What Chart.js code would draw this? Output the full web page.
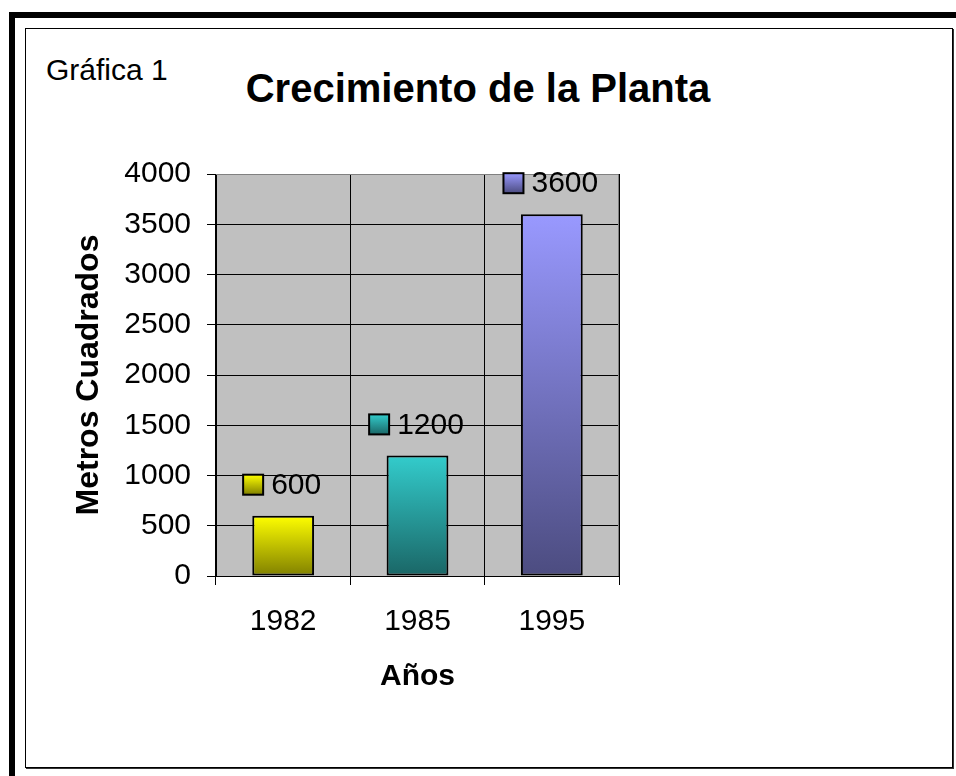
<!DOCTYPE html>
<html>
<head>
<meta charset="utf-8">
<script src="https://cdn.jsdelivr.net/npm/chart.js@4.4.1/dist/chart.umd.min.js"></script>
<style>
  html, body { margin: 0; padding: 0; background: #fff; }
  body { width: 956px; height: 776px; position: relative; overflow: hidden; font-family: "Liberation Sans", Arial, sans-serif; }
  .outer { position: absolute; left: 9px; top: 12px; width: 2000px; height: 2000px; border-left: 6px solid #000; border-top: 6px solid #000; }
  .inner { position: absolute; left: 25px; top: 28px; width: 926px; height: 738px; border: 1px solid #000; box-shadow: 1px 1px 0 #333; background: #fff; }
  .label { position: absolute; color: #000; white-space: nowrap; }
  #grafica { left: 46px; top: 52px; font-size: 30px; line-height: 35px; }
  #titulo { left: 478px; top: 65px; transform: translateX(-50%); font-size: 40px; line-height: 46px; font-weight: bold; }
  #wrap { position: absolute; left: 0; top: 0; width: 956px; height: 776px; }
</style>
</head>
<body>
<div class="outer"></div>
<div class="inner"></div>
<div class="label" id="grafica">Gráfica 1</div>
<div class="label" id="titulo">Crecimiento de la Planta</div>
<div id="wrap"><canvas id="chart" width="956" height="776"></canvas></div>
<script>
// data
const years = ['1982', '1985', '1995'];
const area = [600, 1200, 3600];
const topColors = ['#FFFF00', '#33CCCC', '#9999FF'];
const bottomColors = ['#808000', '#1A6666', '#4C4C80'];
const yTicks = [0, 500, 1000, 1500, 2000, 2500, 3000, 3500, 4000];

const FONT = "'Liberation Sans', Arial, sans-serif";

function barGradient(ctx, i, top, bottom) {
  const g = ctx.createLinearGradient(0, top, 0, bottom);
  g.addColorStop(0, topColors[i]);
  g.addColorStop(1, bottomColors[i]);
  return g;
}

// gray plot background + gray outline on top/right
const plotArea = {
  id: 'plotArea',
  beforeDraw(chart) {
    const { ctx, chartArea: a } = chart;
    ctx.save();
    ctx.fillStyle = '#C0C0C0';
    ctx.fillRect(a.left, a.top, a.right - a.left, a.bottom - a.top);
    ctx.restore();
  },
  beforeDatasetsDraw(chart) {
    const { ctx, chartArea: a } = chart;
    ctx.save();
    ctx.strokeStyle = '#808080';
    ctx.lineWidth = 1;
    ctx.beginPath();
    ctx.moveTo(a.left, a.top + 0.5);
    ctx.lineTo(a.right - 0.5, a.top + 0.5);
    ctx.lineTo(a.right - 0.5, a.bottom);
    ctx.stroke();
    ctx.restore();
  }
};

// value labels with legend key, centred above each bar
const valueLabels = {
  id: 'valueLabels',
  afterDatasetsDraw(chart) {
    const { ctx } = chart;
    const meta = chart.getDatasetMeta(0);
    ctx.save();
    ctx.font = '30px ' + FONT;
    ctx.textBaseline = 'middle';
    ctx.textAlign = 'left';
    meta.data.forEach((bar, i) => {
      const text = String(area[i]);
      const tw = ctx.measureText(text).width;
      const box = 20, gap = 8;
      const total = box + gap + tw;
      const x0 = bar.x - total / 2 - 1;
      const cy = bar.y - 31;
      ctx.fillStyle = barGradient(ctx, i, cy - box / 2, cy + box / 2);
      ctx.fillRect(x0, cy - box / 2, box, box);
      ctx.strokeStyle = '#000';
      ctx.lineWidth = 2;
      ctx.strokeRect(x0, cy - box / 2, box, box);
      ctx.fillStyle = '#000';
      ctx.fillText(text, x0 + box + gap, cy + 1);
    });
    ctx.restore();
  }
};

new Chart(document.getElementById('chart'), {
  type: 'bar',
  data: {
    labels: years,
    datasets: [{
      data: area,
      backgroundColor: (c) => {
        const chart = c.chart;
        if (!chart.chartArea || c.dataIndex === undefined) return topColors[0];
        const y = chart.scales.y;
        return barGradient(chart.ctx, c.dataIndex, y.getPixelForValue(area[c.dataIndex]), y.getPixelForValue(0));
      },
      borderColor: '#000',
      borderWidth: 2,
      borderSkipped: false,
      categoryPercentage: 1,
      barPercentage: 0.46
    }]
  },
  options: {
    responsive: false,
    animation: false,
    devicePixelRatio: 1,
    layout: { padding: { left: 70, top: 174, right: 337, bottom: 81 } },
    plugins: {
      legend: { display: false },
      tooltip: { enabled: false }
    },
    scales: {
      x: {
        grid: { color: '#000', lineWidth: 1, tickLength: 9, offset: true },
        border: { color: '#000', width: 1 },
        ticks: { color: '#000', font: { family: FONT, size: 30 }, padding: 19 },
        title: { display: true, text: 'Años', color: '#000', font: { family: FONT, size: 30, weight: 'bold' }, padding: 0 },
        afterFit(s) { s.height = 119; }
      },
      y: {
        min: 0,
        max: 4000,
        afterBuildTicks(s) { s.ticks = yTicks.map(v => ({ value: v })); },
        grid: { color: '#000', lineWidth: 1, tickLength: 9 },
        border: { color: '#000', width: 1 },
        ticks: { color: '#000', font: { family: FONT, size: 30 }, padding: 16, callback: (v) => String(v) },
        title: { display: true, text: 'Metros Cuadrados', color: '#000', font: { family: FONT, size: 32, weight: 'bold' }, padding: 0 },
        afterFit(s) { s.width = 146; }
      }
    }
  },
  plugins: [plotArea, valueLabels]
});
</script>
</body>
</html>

> What you will do:
Leave out the pictures and retype every line above exactly.

> Response:
What Chart.js code would draw this? Output the full web page.
<!DOCTYPE html>
<html>
<head>
<meta charset="utf-8">
<script src="https://cdn.jsdelivr.net/npm/chart.js@4.4.1/dist/chart.umd.min.js"></script>
<style>
  html, body { margin: 0; padding: 0; background: #fff; }
  body { width: 956px; height: 776px; position: relative; overflow: hidden; font-family: "Liberation Sans", Arial, sans-serif; }
  .outer { position: absolute; left: 9px; top: 12px; width: 2000px; height: 2000px; border-left: 6px solid #000; border-top: 6px solid #000; }
  .inner { position: absolute; left: 25px; top: 28px; width: 926px; height: 738px; border: 1px solid #000; box-shadow: 1px 1px 0 #333; background: #fff; }
  .label { position: absolute; color: #000; white-space: nowrap; }
  #grafica { left: 46px; top: 52px; font-size: 30px; line-height: 35px; }
  #titulo { left: 478px; top: 65px; transform: translateX(-50%); font-size: 40px; line-height: 46px; font-weight: bold; }
  #wrap { position: absolute; left: 0; top: 0; width: 956px; height: 776px; }
</style>
</head>
<body>
<div class="outer"></div>
<div class="inner"></div>
<div class="label" id="grafica">Gráfica 1</div>
<div class="label" id="titulo">Crecimiento de la Planta</div>
<div id="wrap"><canvas id="chart" width="956" height="776"></canvas></div>
<script>
// data
const years = ['1982', '1985', '1995'];
const area = [600, 1200, 3600];
const topColors = ['#FFFF00', '#33CCCC', '#9999FF'];
const bottomColors = ['#808000', '#1A6666', '#4C4C80'];
const yTicks = [0, 500, 1000, 1500, 2000, 2500, 3000, 3500, 4000];

const FONT = "'Liberation Sans', Arial, sans-serif";

function barGradient(ctx, i, top, bottom) {
  const g = ctx.createLinearGradient(0, top, 0, bottom);
  g.addColorStop(0, topColors[i]);
  g.addColorStop(1, bottomColors[i]);
  return g;
}

// gray plot background + gray outline on top/right
const plotArea = {
  id: 'plotArea',
  beforeDraw(chart) {
    const { ctx, chartArea: a } = chart;
    ctx.save();
    ctx.fillStyle = '#C0C0C0';
    ctx.fillRect(a.left, a.top, a.right - a.left, a.bottom - a.top);
    ctx.restore();
  },
  beforeDatasetsDraw(chart) {
    const { ctx, chartArea: a } = chart;
    ctx.save();
    ctx.strokeStyle = '#808080';
    ctx.lineWidth = 1;
    ctx.beginPath();
    ctx.moveTo(a.left, a.top + 0.5);
    ctx.lineTo(a.right - 0.5, a.top + 0.5);
    ctx.lineTo(a.right - 0.5, a.bottom);
    ctx.stroke();
    ctx.restore();
  }
};

// value labels with legend key, centred above each bar
const valueLabels = {
  id: 'valueLabels',
  afterDatasetsDraw(chart) {
    const { ctx } = chart;
    const meta = chart.getDatasetMeta(0);
    ctx.save();
    ctx.font = '30px ' + FONT;
    ctx.textBaseline = 'middle';
    ctx.textAlign = 'left';
    meta.data.forEach((bar, i) => {
      const text = String(area[i]);
      const tw = ctx.measureText(text).width;
      const box = 20, gap = 8;
      const total = box + gap + tw;
      const x0 = bar.x - total / 2 - 1;
      const cy = bar.y - 31;
      ctx.fillStyle = barGradient(ctx, i, cy - box / 2, cy + box / 2);
      ctx.fillRect(x0, cy - box / 2, box, box);
      ctx.strokeStyle = '#000';
      ctx.lineWidth = 2;
      ctx.strokeRect(x0, cy - box / 2, box, box);
      ctx.fillStyle = '#000';
      ctx.fillText(text, x0 + box + gap, cy + 1);
    });
    ctx.restore();
  }
};

new Chart(document.getElementById('chart'), {
  type: 'bar',
  data: {
    labels: years,
    datasets: [{
      data: area,
      backgroundColor: (c) => {
        const chart = c.chart;
        if (!chart.chartArea || c.dataIndex === undefined) return topColors[0];
        const y = chart.scales.y;
        return barGradient(chart.ctx, c.dataIndex, y.getPixelForValue(area[c.dataIndex]), y.getPixelForValue(0));
      },
      borderColor: '#000',
      borderWidth: 2,
      borderSkipped: false,
      categoryPercentage: 1,
      barPercentage: 0.46
    }]
  },
  options: {
    responsive: false,
    animation: false,
    devicePixelRatio: 1,
    layout: { padding: { left: 70, top: 174, right: 337, bottom: 81 } },
    plugins: {
      legend: { display: false },
      tooltip: { enabled: false }
    },
    scales: {
      x: {
        grid: { color: '#000', lineWidth: 1, tickLength: 9, offset: true },
        border: { color: '#000', width: 1 },
        ticks: { color: '#000', font: { family: FONT, size: 30 }, padding: 19 },
        title: { display: true, text: 'Años', color: '#000', font: { family: FONT, size: 30, weight: 'bold' }, padding: 0 },
        afterFit(s) { s.height = 119; }
      },
      y: {
        min: 0,
        max: 4000,
        afterBuildTicks(s) { s.ticks = yTicks.map(v => ({ value: v })); },
        grid: { color: '#000', lineWidth: 1, tickLength: 9 },
        border: { color: '#000', width: 1 },
        ticks: { color: '#000', font: { family: FONT, size: 30 }, padding: 16, callback: (v) => String(v) },
        title: { display: true, text: 'Metros Cuadrados', color: '#000', font: { family: FONT, size: 32, weight: 'bold' }, padding: 0 },
        afterFit(s) { s.width = 146; }
      }
    }
  },
  plugins: [plotArea, valueLabels]
});
</script>
</body>
</html>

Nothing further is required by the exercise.